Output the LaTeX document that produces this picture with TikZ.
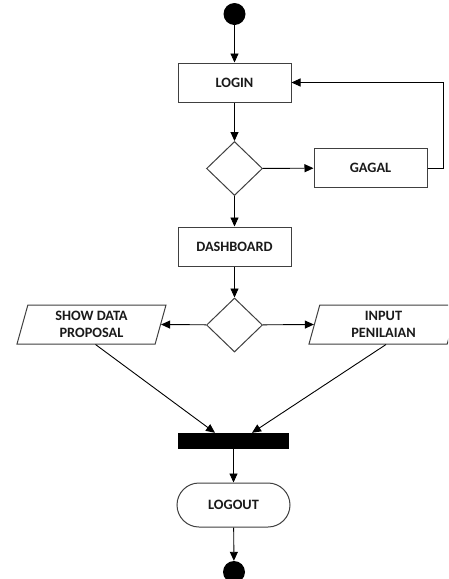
\documentclass[tikz,border=0pt]{standalone}
\usepackage{fontspec}
\setmainfont{Carlito}
\usetikzlibrary{shapes.geometric,arrows.meta,positioning}

\definecolor{edge}{HTML}{404040}
\definecolor{ink}{HTML}{1A1A1A}

\tikzset{
  base/.style={draw=edge, line width=1pt, fill=white, inner sep=0pt,
    font=\fontsize{14.3}{17}\selectfont\bfseries, text=ink, align=center},
  actbox/.style={base, rectangle, minimum width=113, minimum height=39},
  choice/.style={base, diamond, minimum width=56, minimum height=54},
  databox/.style={base, trapezium, trapezium left angle=67.7,
    trapezium right angle=112.3, trapezium stretches body,
    minimum width=149, minimum height=39},
  endbox/.style={base, rectangle, rounded corners=22, minimum width=113, minimum height=44},
  dot/.style={circle, fill=black, draw=none, minimum size=22, inner sep=0pt},
  bar/.style={rectangle, fill=black, draw=none, minimum width=111, minimum height=16, inner sep=0pt},
  flow/.style={draw=black, line width=0.9pt, -{Triangle[length=9pt,width=8pt]}},
}

\begin{document}
\begin{tikzpicture}[x=1pt, y=-1pt]
  \clip (0,0) rectangle (448,579);
  \fill[white] (0,0) rectangle (448,579);

  % nodes
  \node[dot]     (start)   at (234.5,14)    {};
  \node[actbox]  (login)   at (234.5,82.5)  {LOGIN};
  \node[choice]  (check)   at (234.5,168.5) {};
  \node[actbox]  (gagal)   at (370.5,168)   {GAGAL};
  \node[actbox]  (dash)    at (234.5,246.5) {DASHBOARD};
  \node[choice]  (menu)    at (234.5,325)   {};
  \node[databox] (show)    at (91.5,324.5)  {SHOW DATA\\PROPOSAL};
  \node[databox] (input)   at (383.5,324.5) {INPUT\\PENILAIAN};
  \node[bar]     (join)    at (233.5,441)   {};
  \node[endbox]  (logout)  at (233.5,505)   {LOGOUT};
  \node[dot]     (finish)  at (234,572)     {};

  % connectors
  \draw[flow] (start) -- (login);
  \draw[flow] (login) -- (check);
  \draw[flow] (check) -- (gagal);
  \draw[flow] (gagal.east) -- ++(16,0) |- (login.east);
  \draw[flow] (check) -- (dash);
  \draw[flow] (dash) -- (menu);
  \draw[flow] (menu) -- (show.east);
  \draw[flow] (menu) -- (input.west);
  \draw[flow] ([xshift=4]show.south) -- ([xshift=-18.5]join.north);
  \draw[flow] ([xshift=2.5]input.south) -- ([xshift=18.5]join.north);
  \draw[flow] (join) -- (logout);
  \draw[flow] (logout) -- (finish);
\end{tikzpicture}
\end{document}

**EXERCISE DETAILS**. Skip every picture and transcribe the data above exactly.

**TASK ANSWER**.
Output the LaTeX document that produces this picture with TikZ.
\documentclass[tikz,border=0pt]{standalone}
\usepackage{fontspec}
\setmainfont{Carlito}
\usetikzlibrary{shapes.geometric,arrows.meta,positioning}

\definecolor{edge}{HTML}{404040}
\definecolor{ink}{HTML}{1A1A1A}

\tikzset{
  base/.style={draw=edge, line width=1pt, fill=white, inner sep=0pt,
    font=\fontsize{14.3}{17}\selectfont\bfseries, text=ink, align=center},
  actbox/.style={base, rectangle, minimum width=113, minimum height=39},
  choice/.style={base, diamond, minimum width=56, minimum height=54},
  databox/.style={base, trapezium, trapezium left angle=67.7,
    trapezium right angle=112.3, trapezium stretches body,
    minimum width=149, minimum height=39},
  endbox/.style={base, rectangle, rounded corners=22, minimum width=113, minimum height=44},
  dot/.style={circle, fill=black, draw=none, minimum size=22, inner sep=0pt},
  bar/.style={rectangle, fill=black, draw=none, minimum width=111, minimum height=16, inner sep=0pt},
  flow/.style={draw=black, line width=0.9pt, -{Triangle[length=9pt,width=8pt]}},
}

\begin{document}
\begin{tikzpicture}[x=1pt, y=-1pt]
  \clip (0,0) rectangle (448,579);
  \fill[white] (0,0) rectangle (448,579);

  % nodes
  \node[dot]     (start)   at (234.5,14)    {};
  \node[actbox]  (login)   at (234.5,82.5)  {LOGIN};
  \node[choice]  (check)   at (234.5,168.5) {};
  \node[actbox]  (gagal)   at (370.5,168)   {GAGAL};
  \node[actbox]  (dash)    at (234.5,246.5) {DASHBOARD};
  \node[choice]  (menu)    at (234.5,325)   {};
  \node[databox] (show)    at (91.5,324.5)  {SHOW DATA\\PROPOSAL};
  \node[databox] (input)   at (383.5,324.5) {INPUT\\PENILAIAN};
  \node[bar]     (join)    at (233.5,441)   {};
  \node[endbox]  (logout)  at (233.5,505)   {LOGOUT};
  \node[dot]     (finish)  at (234,572)     {};

  % connectors
  \draw[flow] (start) -- (login);
  \draw[flow] (login) -- (check);
  \draw[flow] (check) -- (gagal);
  \draw[flow] (gagal.east) -- ++(16,0) |- (login.east);
  \draw[flow] (check) -- (dash);
  \draw[flow] (dash) -- (menu);
  \draw[flow] (menu) -- (show.east);
  \draw[flow] (menu) -- (input.west);
  \draw[flow] ([xshift=4]show.south) -- ([xshift=-18.5]join.north);
  \draw[flow] ([xshift=2.5]input.south) -- ([xshift=18.5]join.north);
  \draw[flow] (join) -- (logout);
  \draw[flow] (logout) -- (finish);
\end{tikzpicture}
\end{document}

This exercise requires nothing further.